> Extracted records:
————
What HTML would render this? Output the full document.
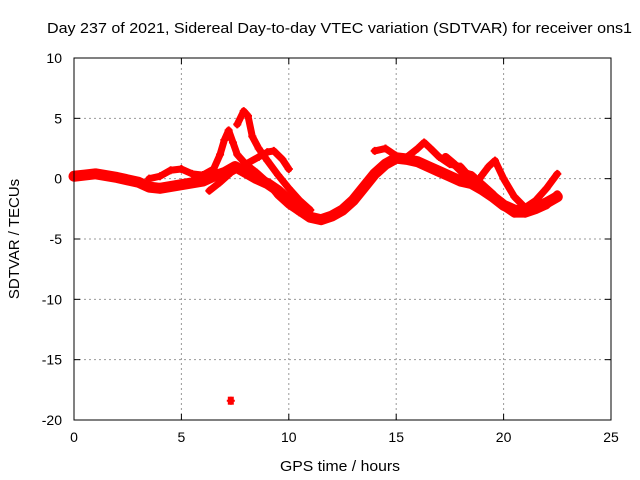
<!DOCTYPE html>
<html><head><meta charset="utf-8"><style>
body{margin:0;background:#fff}
svg{display:block;font-family:"Liberation Sans",sans-serif}
</style></head><body>
<svg id="c" width="640" height="480" xmlns="http://www.w3.org/2000/svg">
<rect width="640" height="480" fill="#fff"/>
<text x="47" y="33" font-size="15" textLength="585" lengthAdjust="spacingAndGlyphs">Day 237 of 2021, Sidereal Day-to-day VTEC variation (SDTVAR) for receiver ons1</text>
<text x="280" y="471" font-size="15" textLength="120" lengthAdjust="spacingAndGlyphs">GPS time / hours</text>
<text transform="translate(19,239) rotate(-90)" text-anchor="middle" font-size="15">SDTVAR / TECUs</text>
<g id="grid"></g><g id="ticks"></g><g id="series"></g>
<rect x="74" y="58" width="537" height="362" fill="none" stroke="#000"/>
</svg>
<script>
const xTicks=[0,5,10,15,20,25];
const yTicks=[10,5,0,-5,-10,-15,-20];
const trackMain=[[0,0.2],[0.5,0.3],[1,0.4],[2,0.1],[3,-0.3],[3.5,-0.7],[4,-0.8],[5,-0.5],[6,-0.2],[6.5,0.2],[7,0.5],[7.5,1],[8,0.5],[8.5,0],[9,-0.4],[9.5,-1],[10,-1.8],[10.5,-2.6],[11,-3.2],[11.5,-3.4],[12,-3.1],[12.5,-2.6],[13,-1.8],[13.5,-0.7],[14,0.4],[14.5,1.2],[15,1.7],[15.5,1.6],[16,1.4],[16.5,1],[17,0.6],[17.5,0.2],[18,-0.2],[18.5,-0.4],[19,-0.9],[19.5,-1.5],[20,-2.2],[20.5,-2.6],[21,-2.7],[21.5,-2.4],[22,-2],[22.5,-1.5]];
const trackB=[[3.5,0],[4,0.2],[4.5,0.7],[5,0.8],[5.5,0.4],[6,0.3],[6.5,0.8],[6.8,2],[7,3.2],[7.2,4],[7.4,3],[7.6,2],[8,1.2],[8.5,0.5],[9,-0.3],[9.5,-1.4],[10,-2.2],[10.5,-2.8],[11,-3]];
const trackC=[[7.6,4.5],[7.9,5.6],[8.1,5.2],[8.3,3.5],[8.6,2.5],[9,1.5],[9.5,0.3],[10,-0.8],[10.5,-1.8],[11,-2.6]];
const trackD=[[6.3,-1],[6.8,-0.3],[7.3,0.5],[8,1.2],[8.6,1.8],[9,2.2],[9.3,2.3],[9.7,1.6],[10,0.8]];
const trackE=[[14,2.3],[14.5,2.5],[15,1.9],[15.5,1.8],[16,2.5],[16.3,3],[16.6,2.5],[17,1.8],[17.5,1.2],[18,1],[18.4,0.2],[18.7,-0.5],[19,0.3],[19.3,1],[19.6,1.5],[20,0],[20.5,-1.5],[21,-2.4],[21.5,-1.8],[22,-0.8],[22.5,0.4]];
const trackF=[[17.3,1.8],[17.7,1.2],[18.1,0.5],[18.5,0.3],[19,-0.5],[19.5,-1.3],[20,-2.3],[20.5,-2.9],[21,-2.9],[21.5,-2.6],[22,-2.2],[22.5,-1.3]];
const trackG=[[7.3,-18.4]];
const tracks=[trackMain,trackB,trackC,trackD,trackE,trackF,trackG];
const widths=[11,7,7,7,7,8,0];
const NS='http://www.w3.org/2000/svg';
const X0=74,X1=611,Y0=420,Y1=58;
function sx(v){return X0+(v-0)/(25-0)*(X1-X0);}
function sy(v){return Y0-(v-(-20))/(30)*(Y0-Y1);}
function mk(t,a,p){const e=document.createElementNS(NS,t);for(const k in a)e.setAttribute(k,a[k]);p.appendChild(e);return e;}
const g=document.getElementById('grid'),tk=document.getElementById('ticks'),s=document.getElementById('series');
xTicks.forEach(v=>{const x=sx(v);
 if(v>0&&v<25){const l=mk('line',{x1:x,x2:x,y1:Y1,y2:Y0,stroke:'#999','stroke-dasharray':'2,3'},g);
 
 }
 mk('line',{x1:x,x2:x,y1:Y0,y2:Y0-6,stroke:'#000'},tk);mk('line',{x1:x,x2:x,y1:Y1,y2:Y1+6,stroke:'#000'},tk);
 const t=mk('text',{x:x,y:442,'text-anchor':'middle','font-size':14},tk);t.textContent=v;
 
 });
yTicks.forEach(v=>{const y=sy(v);
 if(v>-20&&v<10){const l=mk('line',{x1:X0,x2:X1,y1:y,y2:y,stroke:'#999','stroke-dasharray':'2,3'},g);
 
 }
 mk('line',{x1:X0,x2:X0+6,y1:y,y2:y,stroke:'#000'},tk);mk('line',{x1:X1,x2:X1-6,y1:y,y2:y,stroke:'#000'},tk);
 const t=mk('text',{x:62,y:y+5,'text-anchor':'end','font-size':14},tk);t.textContent=v;
 
 });
tracks.forEach((tr,i)=>{
 const grp=mk('g',{},s);
 
 
 if(tr.length>1){mk('polyline',{points:tr.map(p=>sx(p[0])+','+sy(p[1])).join(' '),fill:'none',stroke:'#f00','stroke-width':widths[i],'stroke-linejoin':'round','stroke-linecap':'round'},grp);}
 tr.forEach(p=>{const x=sx(p[0]),y=sy(p[1]);
  mk('path',{d:`M${x-4},${y}H${x+4}M${x},${y-4}V${y+4}`,stroke:'#f00','stroke-width':2},grp);
  if(tr.length==1)mk('rect',{x:x-3,y:y-4,width:6,height:8,fill:'#f00'},grp);});
});
</script>
</body></html>
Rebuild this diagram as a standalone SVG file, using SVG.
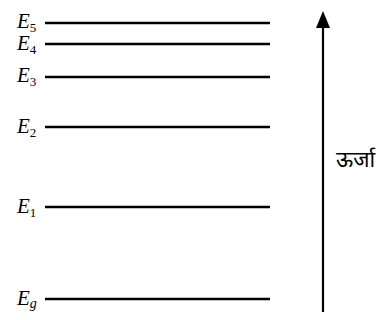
<svg xmlns="http://www.w3.org/2000/svg" width="383" height="320" viewBox="0 0 383 320">
<defs>
<style>
.lvl{stroke:#000;stroke-width:2.3}
.lab{font-family:"Liberation Serif",serif;font-style:italic;font-size:21px;fill:#000}
.sub{font-size:13px;font-style:normal}
.subi{font-size:14px;font-style:italic}
.ax{stroke:#000;stroke-width:2.2;fill:none}
.ur{font-family:"Noto Sans","Noto Sans Devanagari","Lohit Devanagari",sans-serif;font-size:22px;fill:#000}
</style>
</defs>
<g id="E5"><line class="lvl" x1="45" y1="23" x2="270" y2="23"/><text class="lab" x="17" y="28">E<tspan class="sub" dy="4">5</tspan></text></g>
<g id="E4"><line class="lvl" x1="45" y1="44" x2="270" y2="44"/><text class="lab" x="17" y="50">E<tspan class="sub" dy="4">4</tspan></text></g>
<g id="E3"><line class="lvl" x1="45" y1="77" x2="270" y2="77"/><text class="lab" x="17" y="82">E<tspan class="sub" dy="4">3</tspan></text></g>
<g id="E2"><line class="lvl" x1="45" y1="127" x2="270" y2="127"/><text class="lab" x="17" y="133">E<tspan class="sub" dy="4">2</tspan></text></g>
<g id="E1"><line class="lvl" x1="45" y1="207" x2="270" y2="207"/><text class="lab" x="17" y="213">E<tspan class="sub" dy="4">1</tspan></text></g>
<g id="Eg"><line class="lvl" x1="45" y1="299" x2="270" y2="299"/><text class="lab" x="17" y="305">E<tspan class="subi" dy="3">g</tspan></text></g>
<g id="connectors">
<line class="ax" x1="323" y1="312" x2="323" y2="26"/>
<path d="M316,28 L323,11 L330,28 Z" fill="#000"/>
</g>
<g id="energy"><text class="ur" x="336" y="167">ऊर्जा</text></g>
</svg>
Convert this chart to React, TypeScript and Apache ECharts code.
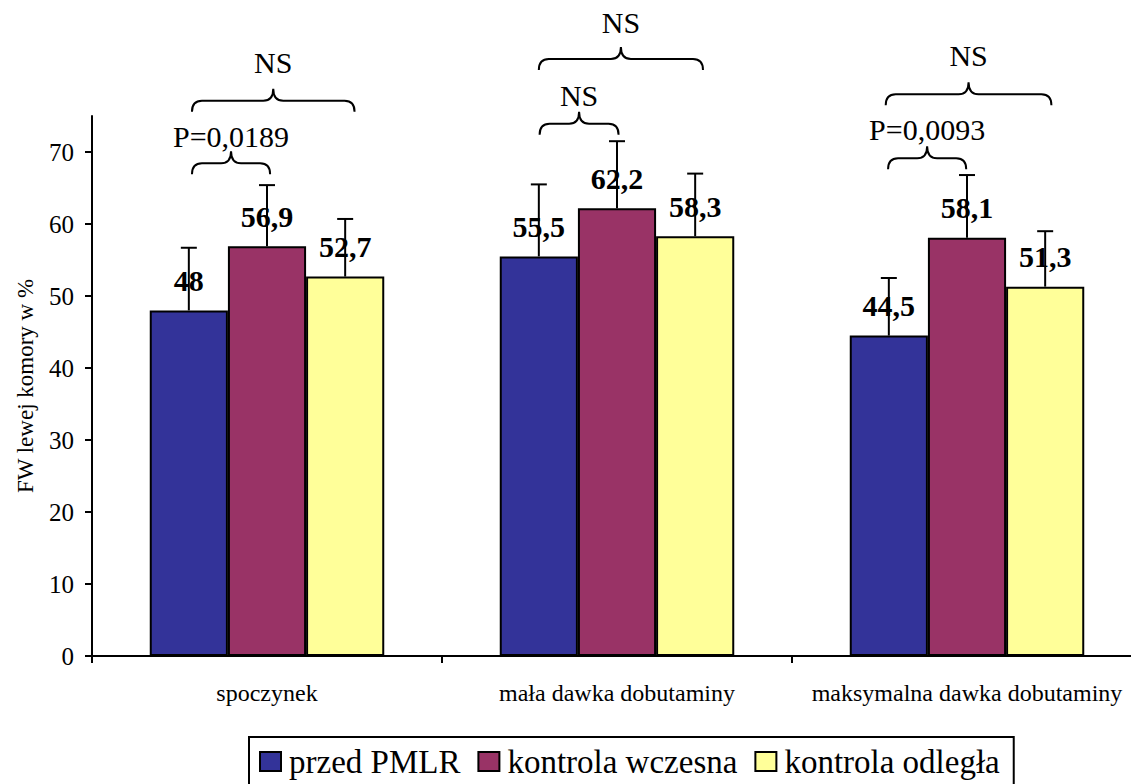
————
> Objective:
Check each line of the records for the word "document", and show the lines that contain it.

> Result of the task:
What HTML would render this? Output the full document.
function mk(t,a,p){const e=document.createElementNS(NS,t);for(const k in a)e.setAttribute(k,a[k]);p.appendChild(e);return e;}
const g=document.getElementById('grid'),tk=document.getElementById('ticks'),s=document.getElementById('series');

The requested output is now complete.